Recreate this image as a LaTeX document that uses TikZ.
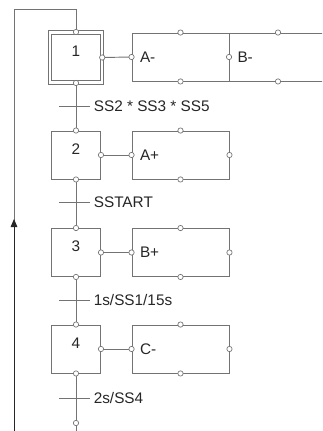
\documentclass[tikz,border=0pt]{standalone}
\usepackage{fontspec}
\setmainfont{Liberation Sans}
\usetikzlibrary{arrows.meta}
\begin{document}
\begin{tikzpicture}[x=0.75pt,y=-0.75pt,color=black!55,line width=0.7pt,
  font=\fontsize{11.5}{13}\selectfont,
  stepbox/.style={draw,rectangle,inner sep=0pt,minimum width=36.75pt,minimum height=36pt,text depth=9pt,text=black!85},
  initstep/.style={stepbox,double,double distance=1.8pt,minimum width=38.6pt,minimum height=37.5pt},
  actbox/.style={draw,rectangle,inner xsep=6pt,inner ysep=0pt,text width=60.75pt,align=left,minimum height=36pt,text=black!85},
  cond/.style={anchor=west,inner xsep=2.5pt,inner ysep=0pt,text=black!85},
  port/.style={draw,fill=white,line width=0.5pt}]
\useasboundingbox (0,0) rectangle (322,431);
\clip (0,0) rectangle (322,431);

% steps
\node[initstep] (s1) at (76,57.5) {1};
\node[stepbox] (s2) at (76,155) {2};
\node[stepbox] (s3) at (76,252.5) {3};
\node[stepbox] (s4) at (76,349) {4};

% actions
\node[actbox] (a1) at (180.5,57) {A-};
\node[actbox] (b1) at (278,57) {B-};
\node[actbox] (a2) at (180.5,155) {A+};
\node[actbox] (b3) at (180.5,252.5) {B+};
\node[actbox] (c4) at (180.5,349) {C-};

\draw (s1.east) -- (a1.west);
\draw (s2.east) -- (a2.west);
\draw (s3.east) -- (b3.west);
\draw (s4.east) -- (c4.west);

% transitions
\coordinate (t1) at (76,106);
\coordinate (t2) at (76,202);
\coordinate (t3) at (76,300);
\coordinate (t4) at (76,398);
\coordinate (tend) at (76,423);
\draw (s1.south) -- (s2.north);
\draw (s2.south) -- (s3.north);
\draw (s3.south) -- (s4.north);
\draw (s4.south) -- (76,431);
\draw (t1) +(-17,0) -- +(14,0) node[cond] (tr1) {SS2 * SS3 * SS5};
\draw (t2) +(-17,0) -- +(14,0) node[cond] (tr2) {SSTART};
\draw (t3) +(-17,0) -- +(14,0) node[cond] (tr3) {1s/SS1/15s};
\draw (t4) +(-17,0) -- +(14,0) node[cond] (tr4) {2s/SS4};

% loop back to step 1
\coordinate (ret) at (14,431);
\draw (ret) -- (14,9) -| (s1.north);
\draw[-{Triangle[length=6pt,width=5pt]},color=black!85] (ret) -- (14,219);

% ports
\foreach \n in {s1,s2,s3,s4}
  \draw[port] (\n.north) circle (2pt) (\n.south) circle (2pt) (\n.east) circle (2pt);
\foreach \n in {a1,b1,a2,b3,c4}
  \draw[port] (\n.north) circle (2pt) (\n.south) circle (2pt) (\n.west) circle (2pt);
\foreach \n in {a2,b3,c4}
  \draw[port] (\n.east) circle (2pt);
\draw[port] (tend) circle (2pt);
\end{tikzpicture}
\end{document}
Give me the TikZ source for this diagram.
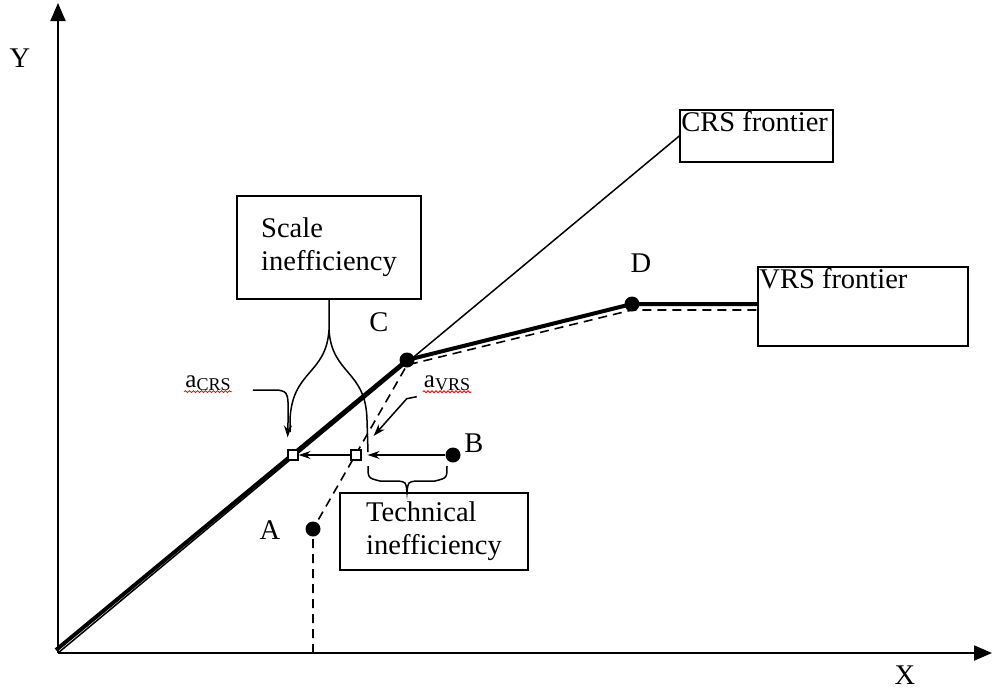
- - - - -
■ **Written exercise**: Nothing in the entries above should change when they are printed again, except that the pictures are dropped.

■ **Exercise answer**:
Recreate this image as a LaTeX document that uses TikZ.
\documentclass[tikz,border=0pt]{standalone}
\usepackage{fontspec}
\setmainfont{Liberation Sans}
\usetikzlibrary{arrows.meta}
\begin{document}
\begin{tikzpicture}[x=0.75pt,y=-0.75pt,color=black!55,line width=0.7pt,
  font=\fontsize{11.5}{13}\selectfont,
  stepbox/.style={draw,rectangle,inner sep=0pt,minimum width=36.75pt,minimum height=36pt,text depth=9pt,text=black!85},
  initstep/.style={stepbox,double,double distance=1.8pt,minimum width=38.6pt,minimum height=37.5pt},
  actbox/.style={draw,rectangle,inner xsep=6pt,inner ysep=0pt,text width=60.75pt,align=left,minimum height=36pt,text=black!85},
  cond/.style={anchor=west,inner xsep=2.5pt,inner ysep=0pt,text=black!85},
  port/.style={draw,fill=white,line width=0.5pt}]
\useasboundingbox (0,0) rectangle (322,431);
\clip (0,0) rectangle (322,431);

% steps
\node[initstep] (s1) at (76,57.5) {1};
\node[stepbox] (s2) at (76,155) {2};
\node[stepbox] (s3) at (76,252.5) {3};
\node[stepbox] (s4) at (76,349) {4};

% actions
\node[actbox] (a1) at (180.5,57) {A-};
\node[actbox] (b1) at (278,57) {B-};
\node[actbox] (a2) at (180.5,155) {A+};
\node[actbox] (b3) at (180.5,252.5) {B+};
\node[actbox] (c4) at (180.5,349) {C-};

\draw (s1.east) -- (a1.west);
\draw (s2.east) -- (a2.west);
\draw (s3.east) -- (b3.west);
\draw (s4.east) -- (c4.west);

% transitions
\coordinate (t1) at (76,106);
\coordinate (t2) at (76,202);
\coordinate (t3) at (76,300);
\coordinate (t4) at (76,398);
\coordinate (tend) at (76,423);
\draw (s1.south) -- (s2.north);
\draw (s2.south) -- (s3.north);
\draw (s3.south) -- (s4.north);
\draw (s4.south) -- (76,431);
\draw (t1) +(-17,0) -- +(14,0) node[cond] (tr1) {SS2 * SS3 * SS5};
\draw (t2) +(-17,0) -- +(14,0) node[cond] (tr2) {SSTART};
\draw (t3) +(-17,0) -- +(14,0) node[cond] (tr3) {1s/SS1/15s};
\draw (t4) +(-17,0) -- +(14,0) node[cond] (tr4) {2s/SS4};

% loop back to step 1
\coordinate (ret) at (14,431);
\draw (ret) -- (14,9) -| (s1.north);
\draw[-{Triangle[length=6pt,width=5pt]},color=black!85] (ret) -- (14,219);

% ports
\foreach \n in {s1,s2,s3,s4}
  \draw[port] (\n.north) circle (2pt) (\n.south) circle (2pt) (\n.east) circle (2pt);
\foreach \n in {a1,b1,a2,b3,c4}
  \draw[port] (\n.north) circle (2pt) (\n.south) circle (2pt) (\n.west) circle (2pt);
\foreach \n in {a2,b3,c4}
  \draw[port] (\n.east) circle (2pt);
\draw[port] (tend) circle (2pt);
\end{tikzpicture}
\end{document}
Give me the TikZ source for this diagram.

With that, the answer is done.